HFF-Tracker: A Hierarchical Fine-grained Fusion Tracker for Referring Multi-Object Tracking
Abstract
Abstract Referring Multi-Object Tracking (RMOT) aims to track multiple objects based on a provided language expression. Although prior studies have sought to accomplish this by integrating an textual module into the multi-object tracker, these methods combine text and image features in a basic way, neglecting the importance of text features. In this study, we propose a Hierarchical Fine-grained text-image Fusion tracker, named HFF-Tracker, which can perform fine-grained fusion of pixel-level visual features and text features across various semantic levels.

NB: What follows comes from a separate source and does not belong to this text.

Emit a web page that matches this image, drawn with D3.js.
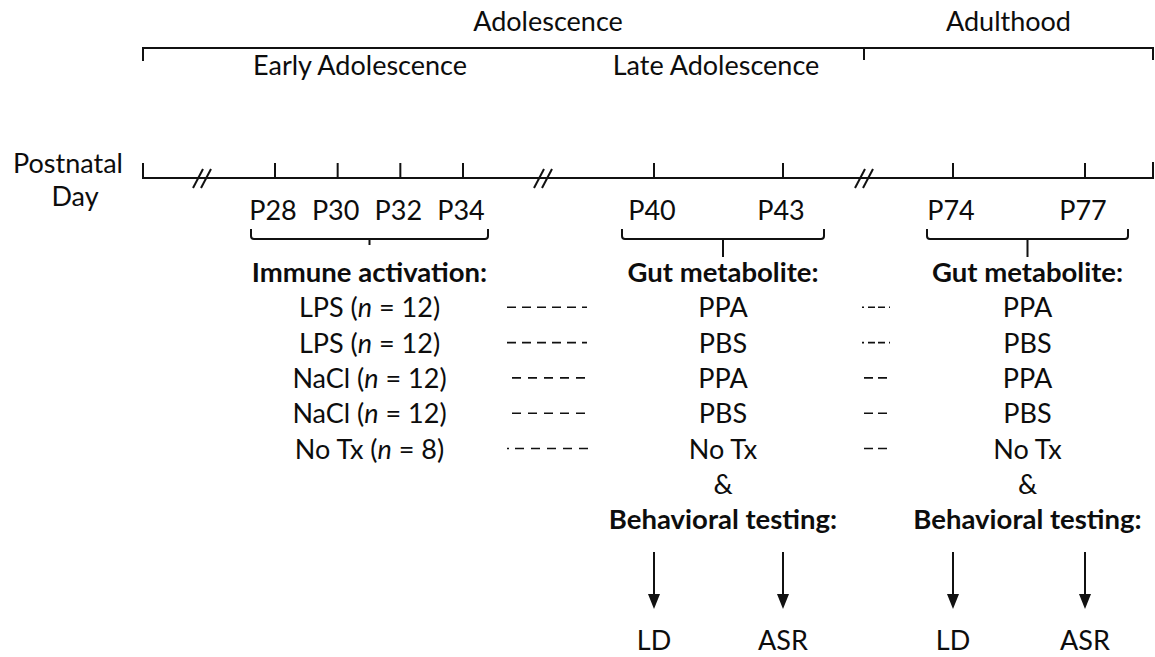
<!DOCTYPE html>
<html>
<head>
<meta charset="utf-8">
<script src="https://cdn.jsdelivr.net/npm/d3@7"></script>
<style>
  body { margin: 0; background: #fff; }
  text { font-family: Lato, "Open Sans", sans-serif; fill: #0d0d0d; }
</style>
</head>
<body>
<div id="chart"></div>
<script>
// timeline data
const dayTicks = [28, 30, 32, 34, 40, 43, 74, 77];
const breakDays = [24, 37, 58];
const periods = ["Adolescence", "Adulthood"];
const subPeriods = ["Early Adolescence", "Late Adolescence"];

// groups
const immuneTx = ["LPS", "LPS", "NaCl", "NaCl", "No Tx"];
const groupN = [12, 12, 12, 12, 8];
const metabolite = ["PPA", "PBS", "PPA", "PBS", "No Tx"];
const tests = ["LD", "ASR"];

const width = 1155;
const height = 657;

// piecewise day scale (the axis has breaks, so spacing is not uniform)
const x = d3.scaleLinear()
  .domain([21, 24, 28, 34, 37, 40, 43, 58, 74, 77, 80])
  .range([143, 202, 275, 463, 543, 654, 783, 864, 953, 1085, 1153]);

const axisY = 178;
const topY = 48;
const fs = 27;
const fsBold = 27.5;
const rowStep = 35.3;
const headY = 282;
const rowY = i => headY + rowStep * (i + 1);

const svg = d3.select("#chart").append("svg")
  .attr("width", width)
  .attr("height", height);

const ink = "#111";

// ---- top period bracket ----
const periodBr = svg.append("g").attr("stroke", ink).attr("stroke-width", 2).attr("fill", "none");
periodBr.append("path")
  .attr("d", `M${x(21)},${topY + 13}V${topY}H${x(80)}V${topY + 12}`);
periodBr.append("line")
  .attr("x1", x(58)).attr("x2", x(58))
  .attr("y1", topY).attr("y2", topY + 12);

svg.append("text").attr("x", 548).attr("y", 31)
  .attr("text-anchor", "middle").style("font-size", fs + "px").text(periods[0]);
svg.append("text").attr("x", (x(58) + x(80)) / 2).attr("y", 31)
  .attr("text-anchor", "middle").style("font-size", fs + "px").text(periods[1]);
svg.append("text").attr("x", 360).attr("y", 75)
  .attr("text-anchor", "middle").style("font-size", fs + "px").text(subPeriods[0]);
svg.append("text").attr("x", 716).attr("y", 75)
  .attr("text-anchor", "middle").style("font-size", fs + "px").text(subPeriods[1]);

// ---- axis ----
svg.append("text").attr("x", 68).attr("y", 173)
  .attr("text-anchor", "middle").style("font-size", fs + "px").text("Postnatal");
svg.append("text").attr("x", 75).attr("y", 206)
  .attr("text-anchor", "middle").style("font-size", fs + "px").text("Day");

const axis = svg.append("g").attr("stroke", ink).attr("stroke-width", 2).attr("fill", "none");
axis.append("path")
  .attr("d", `M${x(21)},${axisY - 15}V${axisY}H${x(80)}V${axisY - 16}`);
axis.selectAll(".tick")
  .data(dayTicks)
  .join("line")
  .attr("x1", d => x(d)).attr("x2", d => x(d))
  .attr("y1", axisY).attr("y2", axisY - 15);

// break marks
axis.selectAll(".brk")
  .data(breakDays.flatMap(b => [-4, 4].map(o => ({ b, o }))))
  .join("line")
  .attr("x1", d => x(d.b) + d.o - 5).attr("y1", axisY + 10)
  .attr("x2", d => x(d.b) + d.o + 5).attr("y2", axisY - 9);

svg.selectAll(".daylab")
  .data(dayTicks)
  .join("text")
  .attr("x", d => x(d) - 2).attr("y", 220)
  .attr("text-anchor", "middle").style("font-size", fs + "px")
  .text(d => "P" + d);

// ---- treatment windows ----
const windows = [
  { from: 28, to: 34, pad: [24, 25], stem: 6, title: "Immune activation:" },
  { from: 40, to: 43, pad: [32, 41], stem: 18, title: "Gut metabolite:" },
  { from: 74, to: 77, pad: [26, 43], stem: 18, title: "Gut metabolite:" }
];
windows.forEach(w => {
  w.x0 = x(w.from) - w.pad[0];
  w.x1 = x(w.to) + w.pad[1];
  w.cx = (w.x0 + w.x1) / 2;
});

const br = svg.append("g").attr("stroke", ink).attr("stroke-width", 2).attr("fill", "none");
br.selectAll("path")
  .data(windows)
  .join("path")
  .attr("d", d => `M${d.x0},229V236Q${d.x0},239 ${d.x0 + 3},239H${d.x1 - 3}Q${d.x1},239 ${d.x1},236V229` +
    `M${d.cx},239V${239 + d.stem}`);

svg.selectAll(".wtitle")
  .data(windows)
  .join("text")
  .attr("x", d => d.cx).attr("y", headY)
  .attr("text-anchor", "middle")
  .style("font-size", fsBold + "px").style("font-weight", "bold")
  .text(d => d.title);

// immune rows
const immuneRows = svg.selectAll(".imm")
  .data(immuneTx)
  .join("text")
  .attr("x", windows[0].cx).attr("y", (d, i) => rowY(i))
  .attr("text-anchor", "middle").style("font-size", fs + "px");
immuneRows.append("tspan").text(d => d + " (");
immuneRows.append("tspan").style("font-style", "italic").text("n");
immuneRows.append("tspan").text((d, i) => " = " + groupN[i] + ")");

// metabolite rows in both later windows
[windows[1], windows[2]].forEach(w => {
  svg.append("g").selectAll("text")
    .data(metabolite)
    .join("text")
    .attr("x", w.cx).attr("y", (d, i) => rowY(i))
    .attr("text-anchor", "middle").style("font-size", fs + "px")
    .text(d => d);
  svg.append("text").attr("x", w.cx).attr("y", rowY(5))
    .attr("text-anchor", "middle").style("font-size", fs + "px").text("&");
  svg.append("text").attr("x", w.cx).attr("y", rowY(6))
    .attr("text-anchor", "middle").style("font-size", fsBold + "px")
    .style("font-weight", "bold").text("Behavioral testing:");
});

// dashed connectors between columns
const conn1 = [
  { a: 507, b: 587, dash: "9,6" },
  { a: 507, b: 587, dash: "9,6" },
  { a: 512, b: 585, dash: "9,7" },
  { a: 512, b: 585, dash: "9,7" },
  { a: 507, b: 592, dash: "2,6,9,7,9,7,9,7,9,7,9,7" }
];
const conn2 = [
  { a: 862, b: 890, dash: "2,4,7,3,7,4,2" },
  { a: 862, b: 890, dash: "2,4,7,3,7,4,2" },
  { a: 864, b: 887, dash: "9,5" },
  { a: 864, b: 887, dash: "9,5" },
  { a: 864, b: 887, dash: "9,5" }
];
[conn1, conn2].forEach(c => {
  svg.append("g").selectAll("line")
    .data(c)
    .join("line")
    .attr("x1", d => d.a).attr("x2", d => d.b)
    .attr("y1", (d, i) => rowY(i) - 10).attr("y2", (d, i) => rowY(i) - 10)
    .attr("stroke", ink).attr("stroke-width", 1.6)
    .attr("stroke-dasharray", d => d.dash);
});

// ---- behavioural test arrows ----
const arrowDays = [[40, 43], [74, 77]].flatMap(p => p.map((d, j) => ({ d, test: tests[j] })));
const arr = svg.append("g");
arr.selectAll("line")
  .data(arrowDays)
  .join("line")
  .attr("x1", d => x(d.d)).attr("x2", d => x(d.d))
  .attr("y1", 552).attr("y2", 596)
  .attr("stroke", ink).attr("stroke-width", 2);
arr.selectAll("path")
  .data(arrowDays)
  .join("path")
  .attr("d", d => `M${x(d.d) - 6},594L${x(d.d) + 6},594L${x(d.d)},609Z`)
  .attr("fill", ink);
svg.selectAll(".test")
  .data(arrowDays)
  .join("text")
  .attr("x", d => x(d.d)).attr("y", 650)
  .attr("text-anchor", "middle").style("font-size", fs + "px")
  .text(d => d.test);
</script>
</body>
</html>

Specifically, we have devised a Hierarchical Multi-Modal Fusion (HMMF) module to merge text and image features at an early stage in a hierarchical and detailed manner. The Text-Guided Decoder (TGD) is designed to provide the query with prior semantic information during the decoding process. Additionally, we have crafted a Text-Guided Prediction Head (TGPH) that utilizes text information to enhance the performance of the prediction head. Furthermore, we have implemented an adaptive Look-Back training strategy to maximize the utilization of valuable labeled data. Extensive experiments on the Refer-KITTI dataset and the Refer-KITTI-V2 dataset demonstrate that our proposed HFF-Tracker outperforms other state-of-the-art methods with remarkable margins.